Unable to understand what is happening in a two-dimensional array pointer

Question

I am a newbie to pointers and am facing some problems while trying to understand them.

Now I looked up this problem over here. I was not 100% satisfied with the solution. So I did some checking on my own to see what happens.

I wanted a pointer to a two-dimensional array so I tried:

int arr[2][3] = {{12,23,4},{323,43,3}};
int (*ptr)[3] = arr; // A pointer to the first element of array.
                     // The first element of array is an array of three ints.

I ran the following code:

std::cout<<ptr<<std::endl;
std::cout<<*ptr<<std::endl;

Now the results I got were a bit confusing for me:

0x61fdc0
0x61fdc0

Both times the same output is shown. How can the address of the pointer and value after the referencing be the same? Is this behavior similar to double pointers? An explanation like this will be very helpful.

Answer 1

Arrays can decay to pointers.

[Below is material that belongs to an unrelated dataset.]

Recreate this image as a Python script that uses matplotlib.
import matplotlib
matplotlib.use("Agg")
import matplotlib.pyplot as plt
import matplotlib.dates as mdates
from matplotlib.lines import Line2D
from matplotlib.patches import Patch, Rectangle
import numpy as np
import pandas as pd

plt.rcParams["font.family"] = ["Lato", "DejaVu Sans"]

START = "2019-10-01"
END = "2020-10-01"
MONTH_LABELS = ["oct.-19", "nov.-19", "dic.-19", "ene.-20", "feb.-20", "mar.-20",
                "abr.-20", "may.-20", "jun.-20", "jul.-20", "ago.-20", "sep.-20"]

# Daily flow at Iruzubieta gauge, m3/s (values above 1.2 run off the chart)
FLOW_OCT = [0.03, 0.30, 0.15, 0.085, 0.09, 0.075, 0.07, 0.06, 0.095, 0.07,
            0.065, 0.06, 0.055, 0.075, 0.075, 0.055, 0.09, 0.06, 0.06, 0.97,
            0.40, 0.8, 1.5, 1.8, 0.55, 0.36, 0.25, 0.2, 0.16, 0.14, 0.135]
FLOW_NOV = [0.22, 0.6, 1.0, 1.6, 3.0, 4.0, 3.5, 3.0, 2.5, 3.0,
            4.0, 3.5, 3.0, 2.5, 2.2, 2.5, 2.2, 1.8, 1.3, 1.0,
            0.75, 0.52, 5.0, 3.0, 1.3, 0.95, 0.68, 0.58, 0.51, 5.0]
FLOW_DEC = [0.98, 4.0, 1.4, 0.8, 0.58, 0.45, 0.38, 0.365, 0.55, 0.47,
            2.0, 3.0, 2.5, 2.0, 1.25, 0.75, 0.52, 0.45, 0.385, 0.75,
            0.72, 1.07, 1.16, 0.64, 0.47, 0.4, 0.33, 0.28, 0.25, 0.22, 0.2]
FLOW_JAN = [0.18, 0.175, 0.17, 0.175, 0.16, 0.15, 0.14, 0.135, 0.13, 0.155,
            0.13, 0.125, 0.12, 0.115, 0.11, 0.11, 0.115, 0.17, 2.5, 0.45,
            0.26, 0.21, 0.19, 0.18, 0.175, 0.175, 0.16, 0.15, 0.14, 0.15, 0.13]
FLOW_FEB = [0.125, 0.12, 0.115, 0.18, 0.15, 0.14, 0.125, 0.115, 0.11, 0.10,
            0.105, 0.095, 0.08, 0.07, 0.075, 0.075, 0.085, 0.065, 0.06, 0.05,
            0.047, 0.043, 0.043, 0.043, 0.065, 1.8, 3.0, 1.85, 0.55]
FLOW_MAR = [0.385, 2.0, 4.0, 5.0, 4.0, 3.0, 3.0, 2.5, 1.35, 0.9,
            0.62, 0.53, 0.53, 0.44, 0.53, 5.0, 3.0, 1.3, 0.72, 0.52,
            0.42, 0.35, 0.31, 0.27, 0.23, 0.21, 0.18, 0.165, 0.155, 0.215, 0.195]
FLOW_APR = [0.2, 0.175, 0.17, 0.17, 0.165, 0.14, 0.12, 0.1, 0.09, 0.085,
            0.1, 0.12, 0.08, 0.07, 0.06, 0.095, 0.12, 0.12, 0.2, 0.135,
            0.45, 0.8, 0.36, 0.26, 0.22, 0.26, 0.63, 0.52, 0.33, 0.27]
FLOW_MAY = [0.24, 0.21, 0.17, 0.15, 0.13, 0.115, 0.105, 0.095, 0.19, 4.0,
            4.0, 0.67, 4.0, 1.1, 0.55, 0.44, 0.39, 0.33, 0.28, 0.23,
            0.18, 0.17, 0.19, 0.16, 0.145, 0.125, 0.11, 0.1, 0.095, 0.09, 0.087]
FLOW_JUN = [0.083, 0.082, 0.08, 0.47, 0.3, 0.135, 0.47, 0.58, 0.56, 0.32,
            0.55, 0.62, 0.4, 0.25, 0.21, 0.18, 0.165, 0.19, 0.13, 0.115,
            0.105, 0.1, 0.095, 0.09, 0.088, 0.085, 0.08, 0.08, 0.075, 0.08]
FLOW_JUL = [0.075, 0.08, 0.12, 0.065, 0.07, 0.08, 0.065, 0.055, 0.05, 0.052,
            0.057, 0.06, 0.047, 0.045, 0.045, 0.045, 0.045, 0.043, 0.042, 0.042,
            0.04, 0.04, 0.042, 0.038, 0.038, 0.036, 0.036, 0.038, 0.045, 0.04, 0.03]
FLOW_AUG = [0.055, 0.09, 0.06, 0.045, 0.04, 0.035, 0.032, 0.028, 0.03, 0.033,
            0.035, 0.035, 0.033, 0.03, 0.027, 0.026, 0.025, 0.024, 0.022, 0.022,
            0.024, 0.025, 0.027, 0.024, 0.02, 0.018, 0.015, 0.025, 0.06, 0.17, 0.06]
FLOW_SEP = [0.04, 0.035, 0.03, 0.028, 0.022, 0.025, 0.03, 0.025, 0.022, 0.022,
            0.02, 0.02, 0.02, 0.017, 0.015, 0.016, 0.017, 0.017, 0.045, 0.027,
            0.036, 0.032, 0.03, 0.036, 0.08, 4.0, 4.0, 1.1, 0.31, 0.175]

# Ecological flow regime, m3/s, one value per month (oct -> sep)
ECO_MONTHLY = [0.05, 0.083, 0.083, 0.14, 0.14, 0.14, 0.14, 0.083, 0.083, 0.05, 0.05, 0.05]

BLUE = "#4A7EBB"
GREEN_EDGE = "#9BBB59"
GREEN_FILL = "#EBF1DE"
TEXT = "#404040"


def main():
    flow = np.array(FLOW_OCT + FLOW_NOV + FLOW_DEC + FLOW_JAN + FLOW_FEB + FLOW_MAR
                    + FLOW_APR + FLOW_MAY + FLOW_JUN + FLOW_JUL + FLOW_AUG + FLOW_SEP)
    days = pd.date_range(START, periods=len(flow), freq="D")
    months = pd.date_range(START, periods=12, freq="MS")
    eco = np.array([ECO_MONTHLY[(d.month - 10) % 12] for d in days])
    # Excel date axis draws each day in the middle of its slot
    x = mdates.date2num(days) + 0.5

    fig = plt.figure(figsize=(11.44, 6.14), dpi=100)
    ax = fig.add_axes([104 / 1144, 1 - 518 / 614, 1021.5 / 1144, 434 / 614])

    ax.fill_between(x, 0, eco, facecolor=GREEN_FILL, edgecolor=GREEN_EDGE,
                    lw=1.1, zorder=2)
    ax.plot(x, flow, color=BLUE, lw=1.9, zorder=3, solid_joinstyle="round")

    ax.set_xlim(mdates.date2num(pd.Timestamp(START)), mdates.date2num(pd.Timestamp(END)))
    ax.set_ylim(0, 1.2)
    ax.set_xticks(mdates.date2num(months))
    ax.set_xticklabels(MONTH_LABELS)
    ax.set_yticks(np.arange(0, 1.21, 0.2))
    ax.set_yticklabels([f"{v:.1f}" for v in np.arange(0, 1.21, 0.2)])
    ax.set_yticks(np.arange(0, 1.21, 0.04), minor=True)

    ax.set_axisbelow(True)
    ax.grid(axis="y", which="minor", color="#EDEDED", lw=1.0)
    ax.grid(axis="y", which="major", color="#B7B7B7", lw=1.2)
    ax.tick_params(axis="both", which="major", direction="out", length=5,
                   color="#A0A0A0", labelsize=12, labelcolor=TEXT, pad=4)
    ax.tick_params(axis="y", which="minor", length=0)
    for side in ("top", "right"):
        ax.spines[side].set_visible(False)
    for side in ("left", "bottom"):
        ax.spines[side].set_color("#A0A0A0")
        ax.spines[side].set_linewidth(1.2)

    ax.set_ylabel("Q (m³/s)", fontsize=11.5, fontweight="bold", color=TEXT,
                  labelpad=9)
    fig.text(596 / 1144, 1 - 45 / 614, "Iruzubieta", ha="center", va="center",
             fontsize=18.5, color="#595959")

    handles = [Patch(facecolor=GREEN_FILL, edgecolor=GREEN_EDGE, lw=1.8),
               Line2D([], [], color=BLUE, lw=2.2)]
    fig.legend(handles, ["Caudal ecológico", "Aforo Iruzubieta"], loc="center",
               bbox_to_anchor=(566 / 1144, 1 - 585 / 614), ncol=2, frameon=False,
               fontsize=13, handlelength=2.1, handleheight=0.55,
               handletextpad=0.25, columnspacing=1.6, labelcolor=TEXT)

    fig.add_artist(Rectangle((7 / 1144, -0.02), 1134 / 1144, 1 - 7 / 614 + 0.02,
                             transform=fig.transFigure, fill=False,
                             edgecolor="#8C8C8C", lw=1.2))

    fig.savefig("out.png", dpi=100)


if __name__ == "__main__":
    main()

Actually you used that fact when you wrote:

int (*ptr)[3] = arr;

ptr is "a pointer to the first element of array". The 2D array arr did decay to a pointer to its first element when you used it to initialize ptr.

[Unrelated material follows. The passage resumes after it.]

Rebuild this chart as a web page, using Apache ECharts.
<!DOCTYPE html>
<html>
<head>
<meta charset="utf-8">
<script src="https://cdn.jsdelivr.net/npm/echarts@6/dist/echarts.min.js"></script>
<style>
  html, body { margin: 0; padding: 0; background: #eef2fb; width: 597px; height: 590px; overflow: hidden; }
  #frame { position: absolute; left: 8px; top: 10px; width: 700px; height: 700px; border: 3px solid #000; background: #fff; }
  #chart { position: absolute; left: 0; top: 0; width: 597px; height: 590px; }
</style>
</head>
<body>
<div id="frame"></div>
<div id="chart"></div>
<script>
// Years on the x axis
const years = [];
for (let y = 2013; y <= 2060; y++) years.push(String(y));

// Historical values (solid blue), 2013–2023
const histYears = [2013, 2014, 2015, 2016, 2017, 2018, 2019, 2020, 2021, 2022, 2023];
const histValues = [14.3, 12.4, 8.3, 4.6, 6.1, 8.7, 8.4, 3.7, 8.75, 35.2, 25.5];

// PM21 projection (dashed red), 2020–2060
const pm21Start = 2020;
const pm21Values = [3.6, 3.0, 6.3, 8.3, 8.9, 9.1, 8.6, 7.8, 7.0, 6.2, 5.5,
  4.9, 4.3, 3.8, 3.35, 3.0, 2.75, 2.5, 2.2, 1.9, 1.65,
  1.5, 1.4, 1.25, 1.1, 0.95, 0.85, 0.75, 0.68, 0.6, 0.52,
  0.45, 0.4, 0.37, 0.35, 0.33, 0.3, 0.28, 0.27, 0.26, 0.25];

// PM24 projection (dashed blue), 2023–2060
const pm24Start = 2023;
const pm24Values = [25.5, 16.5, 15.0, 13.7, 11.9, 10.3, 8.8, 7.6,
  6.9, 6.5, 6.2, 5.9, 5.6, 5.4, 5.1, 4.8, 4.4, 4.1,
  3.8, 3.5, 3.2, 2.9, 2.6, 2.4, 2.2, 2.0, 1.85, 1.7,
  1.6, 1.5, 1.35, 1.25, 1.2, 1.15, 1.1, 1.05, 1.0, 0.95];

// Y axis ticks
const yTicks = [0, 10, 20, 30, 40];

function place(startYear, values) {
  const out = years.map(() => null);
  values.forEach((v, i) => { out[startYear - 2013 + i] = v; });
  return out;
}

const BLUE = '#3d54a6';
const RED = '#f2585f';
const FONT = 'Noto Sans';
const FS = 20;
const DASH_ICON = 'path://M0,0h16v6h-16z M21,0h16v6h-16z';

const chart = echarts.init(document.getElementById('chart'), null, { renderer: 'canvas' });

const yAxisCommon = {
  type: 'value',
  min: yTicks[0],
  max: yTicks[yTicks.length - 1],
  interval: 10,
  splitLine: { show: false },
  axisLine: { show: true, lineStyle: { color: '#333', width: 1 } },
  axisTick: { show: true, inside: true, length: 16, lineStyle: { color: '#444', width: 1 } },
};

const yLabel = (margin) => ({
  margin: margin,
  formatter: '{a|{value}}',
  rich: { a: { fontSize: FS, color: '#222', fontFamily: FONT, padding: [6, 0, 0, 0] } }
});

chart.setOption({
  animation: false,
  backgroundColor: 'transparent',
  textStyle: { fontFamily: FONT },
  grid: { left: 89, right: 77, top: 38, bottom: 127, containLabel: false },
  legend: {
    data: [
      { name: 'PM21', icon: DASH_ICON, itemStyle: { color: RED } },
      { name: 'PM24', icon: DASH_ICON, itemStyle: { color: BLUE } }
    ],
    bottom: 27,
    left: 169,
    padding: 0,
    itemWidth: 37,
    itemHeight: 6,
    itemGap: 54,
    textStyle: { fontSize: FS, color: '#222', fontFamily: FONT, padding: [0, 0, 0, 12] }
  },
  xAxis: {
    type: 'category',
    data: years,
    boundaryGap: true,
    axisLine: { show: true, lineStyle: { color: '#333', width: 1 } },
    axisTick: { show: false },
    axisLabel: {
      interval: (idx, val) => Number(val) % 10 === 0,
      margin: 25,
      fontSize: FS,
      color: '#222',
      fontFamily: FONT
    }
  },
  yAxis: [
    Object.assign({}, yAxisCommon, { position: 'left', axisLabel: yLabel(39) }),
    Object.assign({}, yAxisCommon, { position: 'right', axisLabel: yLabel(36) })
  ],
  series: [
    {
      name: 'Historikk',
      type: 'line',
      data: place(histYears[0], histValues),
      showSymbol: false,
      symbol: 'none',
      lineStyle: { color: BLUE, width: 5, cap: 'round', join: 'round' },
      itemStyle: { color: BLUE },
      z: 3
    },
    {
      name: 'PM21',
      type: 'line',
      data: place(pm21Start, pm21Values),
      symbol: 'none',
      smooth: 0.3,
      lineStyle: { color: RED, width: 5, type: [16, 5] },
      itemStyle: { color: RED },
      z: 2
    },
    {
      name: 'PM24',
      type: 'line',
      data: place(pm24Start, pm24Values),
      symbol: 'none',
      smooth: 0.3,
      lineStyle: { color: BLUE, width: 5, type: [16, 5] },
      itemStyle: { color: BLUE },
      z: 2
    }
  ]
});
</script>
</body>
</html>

When you dereference ptr you get the first element (of arr), a one-dimensional array, and when you print it via

std::cout << *ptr << std::endl;

you get its address printed, because the array decays to a pointer to its first element.

As the answer you link explains, the address of an array and the address of its first element are identical:

The following are equivalent ways to point to the first of the two items.

int (*p)[3] = a; // as before
int (*p)[3] = &(a[0]);